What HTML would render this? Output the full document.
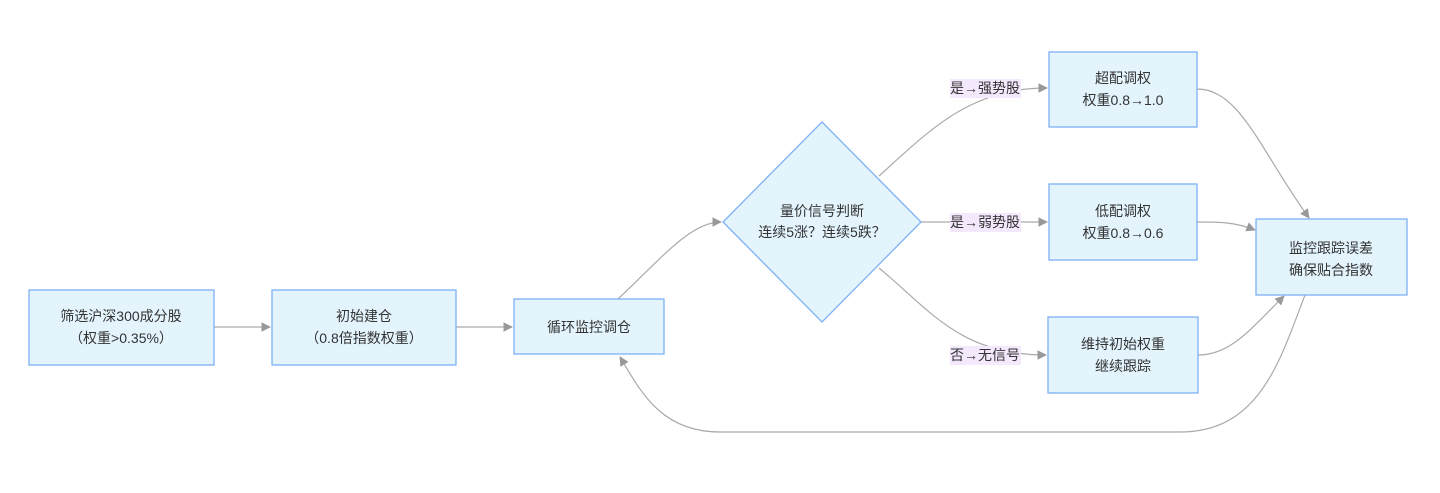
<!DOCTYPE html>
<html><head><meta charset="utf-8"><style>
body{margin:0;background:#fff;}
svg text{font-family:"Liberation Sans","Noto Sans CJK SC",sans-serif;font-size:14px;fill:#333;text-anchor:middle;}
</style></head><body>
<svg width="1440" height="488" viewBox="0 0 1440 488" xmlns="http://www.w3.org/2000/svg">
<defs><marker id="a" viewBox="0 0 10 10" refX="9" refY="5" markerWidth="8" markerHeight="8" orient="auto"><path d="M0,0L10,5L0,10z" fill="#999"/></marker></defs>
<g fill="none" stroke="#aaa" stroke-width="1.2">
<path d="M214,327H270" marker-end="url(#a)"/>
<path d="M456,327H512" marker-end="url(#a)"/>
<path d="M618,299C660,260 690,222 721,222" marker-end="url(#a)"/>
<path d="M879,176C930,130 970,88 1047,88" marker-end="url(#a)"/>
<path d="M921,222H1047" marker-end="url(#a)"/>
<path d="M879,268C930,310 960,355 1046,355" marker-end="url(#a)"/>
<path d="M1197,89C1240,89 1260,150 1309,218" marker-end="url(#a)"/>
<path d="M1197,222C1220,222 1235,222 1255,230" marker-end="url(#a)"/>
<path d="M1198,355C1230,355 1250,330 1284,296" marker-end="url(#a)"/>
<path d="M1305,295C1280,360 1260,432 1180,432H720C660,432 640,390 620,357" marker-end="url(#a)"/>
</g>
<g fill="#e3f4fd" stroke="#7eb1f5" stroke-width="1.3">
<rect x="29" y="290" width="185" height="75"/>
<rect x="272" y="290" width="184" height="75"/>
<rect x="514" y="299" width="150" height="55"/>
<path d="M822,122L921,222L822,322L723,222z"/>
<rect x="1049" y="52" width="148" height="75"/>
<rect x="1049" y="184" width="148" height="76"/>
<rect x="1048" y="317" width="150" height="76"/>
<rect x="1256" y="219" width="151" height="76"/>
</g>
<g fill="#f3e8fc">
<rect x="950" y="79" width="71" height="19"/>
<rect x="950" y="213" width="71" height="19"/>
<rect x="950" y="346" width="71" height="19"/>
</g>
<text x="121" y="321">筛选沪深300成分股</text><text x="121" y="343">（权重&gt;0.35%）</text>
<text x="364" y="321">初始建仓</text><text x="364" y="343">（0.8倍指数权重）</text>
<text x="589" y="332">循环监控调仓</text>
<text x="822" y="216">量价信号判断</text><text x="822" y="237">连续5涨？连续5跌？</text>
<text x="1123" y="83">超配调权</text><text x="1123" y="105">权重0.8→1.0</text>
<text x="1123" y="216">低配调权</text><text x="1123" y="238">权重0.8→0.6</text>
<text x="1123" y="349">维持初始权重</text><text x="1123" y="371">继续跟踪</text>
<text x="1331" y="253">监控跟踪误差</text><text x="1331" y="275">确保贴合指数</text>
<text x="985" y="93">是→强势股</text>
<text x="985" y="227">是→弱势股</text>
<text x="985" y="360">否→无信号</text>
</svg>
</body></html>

* Set task: Except for the pictures, reproduce every line exactly.

* Response for this exercise:
What HTML would render this? Output the full document.
<!DOCTYPE html>
<html><head><meta charset="utf-8"><style>
body{margin:0;background:#fff;}
svg text{font-family:"Liberation Sans","Noto Sans CJK SC",sans-serif;font-size:14px;fill:#333;text-anchor:middle;}
</style></head><body>
<svg width="1440" height="488" viewBox="0 0 1440 488" xmlns="http://www.w3.org/2000/svg">
<defs><marker id="a" viewBox="0 0 10 10" refX="9" refY="5" markerWidth="8" markerHeight="8" orient="auto"><path d="M0,0L10,5L0,10z" fill="#999"/></marker></defs>
<g fill="none" stroke="#aaa" stroke-width="1.2">
<path d="M214,327H270" marker-end="url(#a)"/>
<path d="M456,327H512" marker-end="url(#a)"/>
<path d="M618,299C660,260 690,222 721,222" marker-end="url(#a)"/>
<path d="M879,176C930,130 970,88 1047,88" marker-end="url(#a)"/>
<path d="M921,222H1047" marker-end="url(#a)"/>
<path d="M879,268C930,310 960,355 1046,355" marker-end="url(#a)"/>
<path d="M1197,89C1240,89 1260,150 1309,218" marker-end="url(#a)"/>
<path d="M1197,222C1220,222 1235,222 1255,230" marker-end="url(#a)"/>
<path d="M1198,355C1230,355 1250,330 1284,296" marker-end="url(#a)"/>
<path d="M1305,295C1280,360 1260,432 1180,432H720C660,432 640,390 620,357" marker-end="url(#a)"/>
</g>
<g fill="#e3f4fd" stroke="#7eb1f5" stroke-width="1.3">
<rect x="29" y="290" width="185" height="75"/>
<rect x="272" y="290" width="184" height="75"/>
<rect x="514" y="299" width="150" height="55"/>
<path d="M822,122L921,222L822,322L723,222z"/>
<rect x="1049" y="52" width="148" height="75"/>
<rect x="1049" y="184" width="148" height="76"/>
<rect x="1048" y="317" width="150" height="76"/>
<rect x="1256" y="219" width="151" height="76"/>
</g>
<g fill="#f3e8fc">
<rect x="950" y="79" width="71" height="19"/>
<rect x="950" y="213" width="71" height="19"/>
<rect x="950" y="346" width="71" height="19"/>
</g>
<text x="121" y="321">筛选沪深300成分股</text><text x="121" y="343">（权重&gt;0.35%）</text>
<text x="364" y="321">初始建仓</text><text x="364" y="343">（0.8倍指数权重）</text>
<text x="589" y="332">循环监控调仓</text>
<text x="822" y="216">量价信号判断</text><text x="822" y="237">连续5涨？连续5跌？</text>
<text x="1123" y="83">超配调权</text><text x="1123" y="105">权重0.8→1.0</text>
<text x="1123" y="216">低配调权</text><text x="1123" y="238">权重0.8→0.6</text>
<text x="1123" y="349">维持初始权重</text><text x="1123" y="371">继续跟踪</text>
<text x="1331" y="253">监控跟踪误差</text><text x="1331" y="275">确保贴合指数</text>
<text x="985" y="93">是→强势股</text>
<text x="985" y="227">是→弱势股</text>
<text x="985" y="360">否→无信号</text>
</svg>
</body></html>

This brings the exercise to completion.